New Demand for Office Space Slows Over Delta Variant Uncertainty

Monthly growth in office-using employment sees the biggest monthly drop in a year, but “there’s no need to hit the panic button yet,” VTS says.

The Delta Variant infected demand in office space in July, as virtual and in-person tour volume dipped, according to the VTS Office Demand Index (VODI). The mark snapped a six-month streak of growth in new demand for office space. 

The rise in COVID-19 cases as well as normal seasonal headwinds were factors. Despite this, the monthly decline is lower than the typical July pre-pandemic seasonality in both 2018 and 2019. 

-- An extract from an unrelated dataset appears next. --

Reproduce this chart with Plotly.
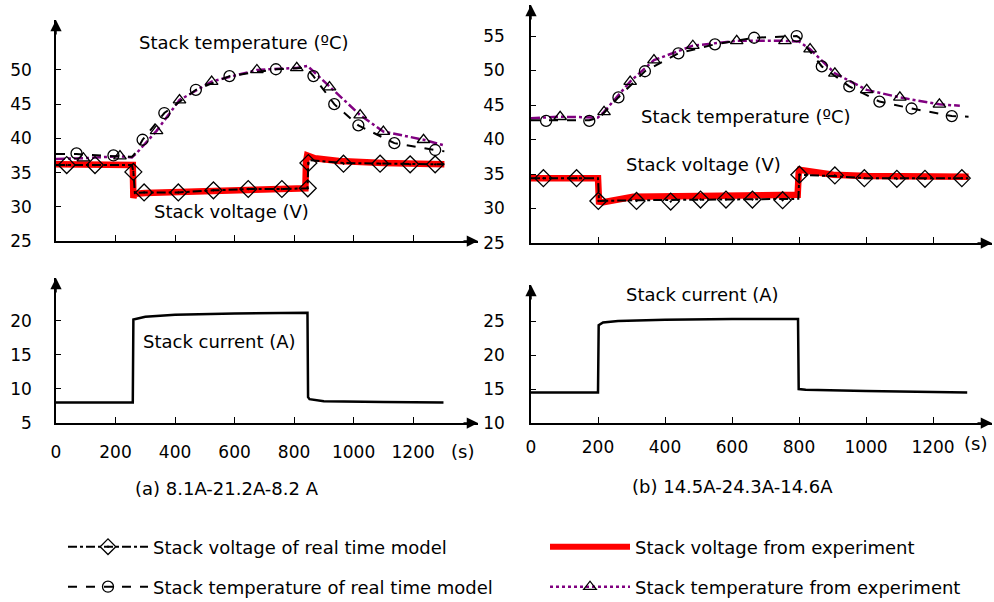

“The delta variant is causing some uncertainty across the economy, so it’s no surprise we’re seeing that reflected in demand for office space as well,” said VTS CEO Nick Romito. “But there’s no need to hit the panic button yet. We’re likely looking at another delay to full recovery, but early indications point to continued relative stability as seen earlier in the year—not the massive drop-offs we saw when the pandemic first began.”

Nationally, the VTS Office Demand Index (VODI) is now 16% below its 2018-2019 average, which is used as the ‘100’ point in the Index. The VODI tracks unique tenant tours, both in-person and virtual, of office properties across the nation, and is the earliest available indicator of upcoming office leases, as well as the only commercial real estate index to explicitly track new tenant demand.

New office demand dropped 1.2% in July from June, but is lower than the average July decline in 2018 and 2019 of 5.1%. New office demand is up 282% on a year-over-year basis, reflecting a strong recovery to date.

Opinions range across the board about the office sector’s eventual recovery, with some pundits predicting a permanent decline in office demand, while other experts promising that the category will return stronger than ever.

Trophy and Class A Tours Slow

Sinking demand for Trophy and Class A properties in some markets played a key role in the data reversal. 

New York City is seeing a pull-back in the share of demand for Trophy and Class A properties, but prospective tenants still in the hunt are touring larger spaces. The share of tours in Trophy and Class A declined to 72.4% in July from 79.2% in June.

The median square feet of a Class A property tour is up 27%, growing to 10,000 square feet from 7,872 square feet; Trophy is up by 9.8%, growing to more than 13,000 square feet from 12,000 square feet; and Class B is up by 9.1%, growing to 6,000 from 5,500 square feet.

“The macro trend of lower new demand overall, alongside individual requirements of greater square footage, suggests that smaller firms that are more sensitive to the impacts of rising COVID-19 cases are withdrawing from the market,” said VTS Chief Strategy Officer Ryan Masiello. 

Not coincidentally, employers slowed the hiring of office-using roles in June. The rate of office-using employment growth in June has fallen to its slowest rate since the depths of the COVID-19 pandemic in June 2020.

Locally, Boston, Los Angeles, and Seattle bucked the national trend with a month-over-month increase in new demand for office space. At a VODI of 116, Los Angeles is the only market to exceed a VODI score of 100, the benchmark of pre-pandemic level of demand. Seattle, despite seeing a substantial 8.6% increase in demand for office space in July, is still 24 points below its pre-pandemic level of 100.